Cette recherche minutieuse se retrouve dans les thèmes de l’album. Douze sur douze évoque la constance, l’effort continu, l’idée d’un cycle complet. Loud explique qu’il voyait le titre comme une manière de dire «12 mois sur 12», un travail sans pause qui reflète l’année passée à composer. Dans l’album, on retrouve justement ce rapport au temps: une introduction apaisée qui annonce un dialogue intérieur, des morceaux qui jouent avec la nostalgie sans s’y abandonner, et un regard lucide sur l’équilibre qu’il tente de maintenir entre carrière et vie quotidienne. Les chansons avancent avec la même intensité que son processus: un mélange d’instinct et de réflexion, de mouvements spontanés et de réécriture.

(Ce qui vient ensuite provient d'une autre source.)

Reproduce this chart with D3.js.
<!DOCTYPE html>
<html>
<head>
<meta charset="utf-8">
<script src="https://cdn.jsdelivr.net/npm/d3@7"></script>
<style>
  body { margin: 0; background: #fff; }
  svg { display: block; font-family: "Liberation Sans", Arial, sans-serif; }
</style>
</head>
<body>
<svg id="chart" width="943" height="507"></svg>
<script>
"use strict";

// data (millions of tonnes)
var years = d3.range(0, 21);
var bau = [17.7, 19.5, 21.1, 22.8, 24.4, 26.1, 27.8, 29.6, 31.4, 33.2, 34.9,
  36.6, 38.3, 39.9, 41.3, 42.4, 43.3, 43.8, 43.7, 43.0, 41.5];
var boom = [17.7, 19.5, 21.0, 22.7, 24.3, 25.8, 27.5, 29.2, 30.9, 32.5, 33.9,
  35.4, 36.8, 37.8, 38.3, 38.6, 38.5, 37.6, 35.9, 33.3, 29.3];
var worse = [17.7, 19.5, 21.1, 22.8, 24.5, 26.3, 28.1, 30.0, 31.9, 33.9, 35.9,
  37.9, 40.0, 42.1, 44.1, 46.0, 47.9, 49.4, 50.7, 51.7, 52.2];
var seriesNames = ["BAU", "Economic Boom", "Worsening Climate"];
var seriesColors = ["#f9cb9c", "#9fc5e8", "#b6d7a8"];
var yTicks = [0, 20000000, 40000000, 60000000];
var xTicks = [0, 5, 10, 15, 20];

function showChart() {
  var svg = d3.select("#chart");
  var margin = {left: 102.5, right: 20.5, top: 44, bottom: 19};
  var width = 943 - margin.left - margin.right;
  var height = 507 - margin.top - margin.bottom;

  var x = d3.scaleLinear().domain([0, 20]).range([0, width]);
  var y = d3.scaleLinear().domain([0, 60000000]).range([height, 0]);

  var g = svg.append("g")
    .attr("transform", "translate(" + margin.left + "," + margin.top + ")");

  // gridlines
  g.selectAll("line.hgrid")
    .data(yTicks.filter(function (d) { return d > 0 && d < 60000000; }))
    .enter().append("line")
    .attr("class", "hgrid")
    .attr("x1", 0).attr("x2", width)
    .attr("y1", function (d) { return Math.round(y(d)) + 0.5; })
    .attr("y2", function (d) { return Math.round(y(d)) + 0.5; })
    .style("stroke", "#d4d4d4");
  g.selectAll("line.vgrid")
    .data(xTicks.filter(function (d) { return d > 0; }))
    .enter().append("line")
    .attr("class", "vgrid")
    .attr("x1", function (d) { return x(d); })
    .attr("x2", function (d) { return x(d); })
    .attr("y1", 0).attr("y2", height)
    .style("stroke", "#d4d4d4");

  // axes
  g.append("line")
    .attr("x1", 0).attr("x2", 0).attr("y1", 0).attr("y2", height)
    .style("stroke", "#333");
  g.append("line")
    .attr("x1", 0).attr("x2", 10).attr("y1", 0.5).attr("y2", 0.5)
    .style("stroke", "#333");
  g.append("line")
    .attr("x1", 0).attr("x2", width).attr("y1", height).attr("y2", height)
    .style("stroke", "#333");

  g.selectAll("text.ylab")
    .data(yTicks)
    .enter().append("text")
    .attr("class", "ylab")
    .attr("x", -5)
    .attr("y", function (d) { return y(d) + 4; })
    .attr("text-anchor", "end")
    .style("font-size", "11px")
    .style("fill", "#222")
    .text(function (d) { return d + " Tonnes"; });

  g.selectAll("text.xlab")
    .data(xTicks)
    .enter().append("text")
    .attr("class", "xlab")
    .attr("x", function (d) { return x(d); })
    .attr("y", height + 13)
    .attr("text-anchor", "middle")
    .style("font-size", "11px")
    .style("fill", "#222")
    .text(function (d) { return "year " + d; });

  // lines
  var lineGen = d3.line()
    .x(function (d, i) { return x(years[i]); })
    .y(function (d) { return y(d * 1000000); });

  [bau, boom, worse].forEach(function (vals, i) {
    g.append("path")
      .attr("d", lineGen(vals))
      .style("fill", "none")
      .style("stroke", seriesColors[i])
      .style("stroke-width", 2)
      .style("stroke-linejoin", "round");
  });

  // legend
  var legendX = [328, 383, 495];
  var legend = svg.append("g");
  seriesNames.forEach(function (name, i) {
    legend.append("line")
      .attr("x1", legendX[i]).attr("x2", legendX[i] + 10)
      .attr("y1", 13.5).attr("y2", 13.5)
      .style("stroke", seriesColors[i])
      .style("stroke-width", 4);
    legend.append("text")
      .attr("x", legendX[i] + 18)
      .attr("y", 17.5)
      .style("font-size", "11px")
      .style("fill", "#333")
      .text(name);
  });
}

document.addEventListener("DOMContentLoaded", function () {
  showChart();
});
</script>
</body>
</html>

Les invités incarnent aussi cette approche; rien n’a été décidé d’avance. Par hasard, sa collaboration avec Ariane Moffatt, est née d’un sample que RuffSound voulait utiliser. Moffatt est revenue rejouer des pianos et ajouter des voix, jusqu’à transformer la pièce en un duo réel. Salomé Leclerc arrive dans une logique semblable, sur Entre nous, un morceau amorcé depuis deux ans, alors que Loud cherchait une perspective différente. Quant à Connaisseur Ticaso, il représente une volonté assumée d’aller chercher une voix posée, réfléchie. «Moi et Connaisseur sur un track trop hard, ça ne marche pas», dit-il. «J’ai beaucoup grandi sur sa musique, et évidemment j'écoute ce qu'il fait maintenant. Je voulais l’inviter sur un beat moderne dans sa forme, mais qui est quand même classique, un peu boom bap. J'aime Connaisseur quand il est un peu un sage, posé. Il a vraiment ses propres réflexions, je trouve.»

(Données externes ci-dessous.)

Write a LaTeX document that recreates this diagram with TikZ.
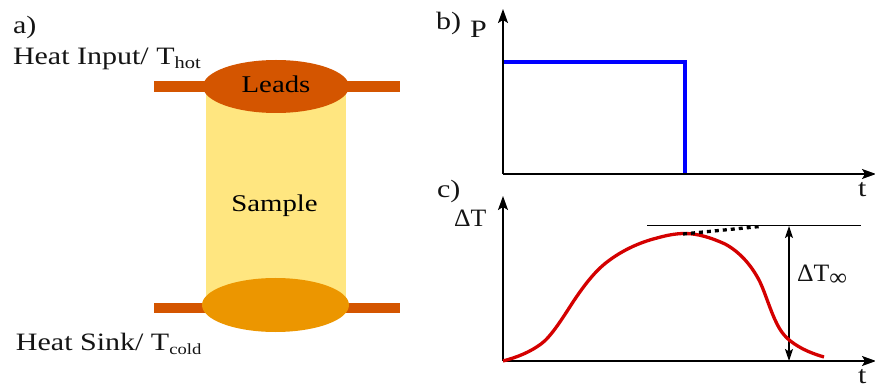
\documentclass[tikz,border=0pt]{standalone}
\usepackage{fontspec}
\setmainfont[FakeStretch=1.2]{Liberation Serif}
\newfontfamily\narrowfam[FakeStretch=1.03]{Liberation Serif}
\usetikzlibrary{arrows.meta,shapes.geometric}
\definecolor{leadc}{HTML}{D45500}
\definecolor{samplec}{HTML}{FFE680}
\definecolor{sinkc}{HTML}{EC9600}
\definecolor{redc}{HTML}{D40000}
\newcommand{\lowsub}[2][17]{\raisebox{-4pt}{\fontsize{#1}{#1}\selectfont #2}}
\tikzset{
  x=1pt,y=-1pt,
  lab/.style={anchor=base west,inner sep=0pt,outer sep=0pt,font=\fontsize{25}{25}\selectfont,text=black!92},
  cen/.style={anchor=base,inner sep=0pt,font=\fontsize{24}{24}\selectfont,text=black},
  bar/.style={draw=none,fill=leadc,inner sep=0pt,minimum width=246pt,minimum height=11pt},
  blob/.style={ellipse,draw=none,inner sep=0pt,minimum width=146pt,minimum height=53pt},
  axis/.style={line width=1.5pt,-{Stealth[length=14pt,width=10pt,inset=3pt]}},
  thinline/.style={line width=1pt},
  dim/.style={line width=1.4pt,{Stealth[length=12pt,width=8pt,inset=2.5pt]}-{Stealth[length=12pt,width=8pt,inset=2.5pt]}},
}
\begin{document}
\begin{tikzpicture}
\useasboundingbox (0,0) rectangle (875,387);
% part a
\node[fill=samplec,inner sep=0pt,minimum width=140pt,minimum height=219pt] (sample) at (276,195) {};
\node[bar] (topbar) at (277,86.5) {};
\node[bar,minimum height=10.5pt] (botbar) at (277,308) {};
\node[blob,fill=leadc] (leads) at (276,86.5) {};
\node[blob,fill=sinkc,minimum width=147pt,minimum height=54pt] (sink) at (275.5,305) {};
\node[cen] (leadst) at (276,93) {Leads};
\node[cen] (samplet) at (274.5,212) {Sample};
\node[lab] (alab) at (13,34) {a)};
\node[lab] (hot) at (13,65) {Heat Input/ T\lowsub{hot}};
\node[lab] (cold) at (16,350) {Heat Sink/ T\lowsub[15.5]{cold}};
% part b
\coordinate (bo) at (503,174);
\coordinate (by) at (503,9);
\coordinate (bx) at (876,174);
\coordinate (b1) at (503,62);
\coordinate (b2) at (685,62);
\coordinate (b3) at (685,174);
\draw[line width=3.5pt,blue] (b1) -- (b2) -- (b3);
\draw[axis] (bo) -- (by);
\draw[axis] (bo) -- (bx);
\node[lab] (blab) at (436,30) {b)};
\node[lab] (plab) at (470,38) {P};
\node[lab] (tb) at (858,197) {t};
% part c
\coordinate (co) at (503,361);
\coordinate (cy) at (503,196);
\coordinate (cx) at (876,361);
\coordinate (h1) at (647,226);
\coordinate (h2) at (861,226);
\coordinate (d1) at (789,226);
\coordinate (d2) at (789,361);
\coordinate (t1) at (683,234);
\coordinate (t2) at (760,226.5);
\draw[axis] (co) -- (cy);
\draw[axis] (co) -- (cx);
\draw[thinline] (h1) -- (h2);
\draw[dim] (d1) -- (d2);
\draw[line width=3.3pt,redc,line join=round]
 (503,361) .. controls (518,357) and (530,352) .. (541,344)
 .. controls (551,336.7) and (562,319) .. (573,302)
 .. controls (583,287) and (594,272) .. (607,262)
 .. controls (620,252) and (637,243) .. (657,238)
 .. controls (666,235.5) and (675,233.5) .. (685,233.5)
 .. controls (698,233.5) and (712,238) .. (725,244)
 .. controls (740,252) and (752,266) .. (760,282)
 .. controls (766,295) and (770,310) .. (777,324)
 .. controls (783,336) and (790,342) .. (803,349)
 .. controls (810,352.5) and (817,355) .. (824,357);
\draw[line width=3.3pt,black,dash pattern=on 4pt off 4pt] (t1) -- (t2);
\node[lab] (clab) at (437,198) {c)};
\node[lab,font=\fontsize{25}{25}\narrowfam] (dtlab) at (454,227) {ΔT};
\node[lab] (tc) at (858,383) {t};
\node[lab,font=\fontsize{25}{25}\narrowfam] (dtinf) at (797,282) {ΔT\raisebox{-3pt}{\fontsize{24}{24}\selectfont ∞}};
\end{tikzpicture}
\end{document}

Loud aime aussi surprendre dans le format. Game Time en est l’exemple clair: un seul verse, un hook bref, un clin d’œil aux mixtapes qui ont façonné son ADN musical. Pour lui, ce morceau sert de trou normand, un moment sportif placé au centre de l’album. Il accepte que les chansons raccourcissent et que certaines lignes deviennent virales avant même que les gens n’entendent les morceaux en entier. Il en parle avec amusement, rappelant qu’il a lui-même a vécu une forme atténuée du phénomène avec Toutes les femmes savent danser, lorsque des enfants venaient aux concerts uniquement pour cette chanson.
En filigrane, l’album médite sur la durée: comment continuer à avancer, comment créer après tant d’années de cycles. Loud n’est pas nostalgique, mais il reconnaît que la tournée du dixième anniversaire de Blue Volvo lui a rappelé la force durable de ce passé. «Il y a certains shows qui étaient exactement comme je me souviens qu’on les avait laissés», dit-il. Cette énergie l’a nourri au moment de plonger dans un nouveau cycle créatif.
«J’espère que le monde vont l’aimer et le comprendre autant que nous», dit-il de Douze sur Douze. Il rêve surtout d’un projet qui résonnera autant en spectacle que sur l’enregistrement. Une tournée en février et mars avec Rymz, suivie de festivals et d’un retour en salles à l’automne, permettra de le confirmer.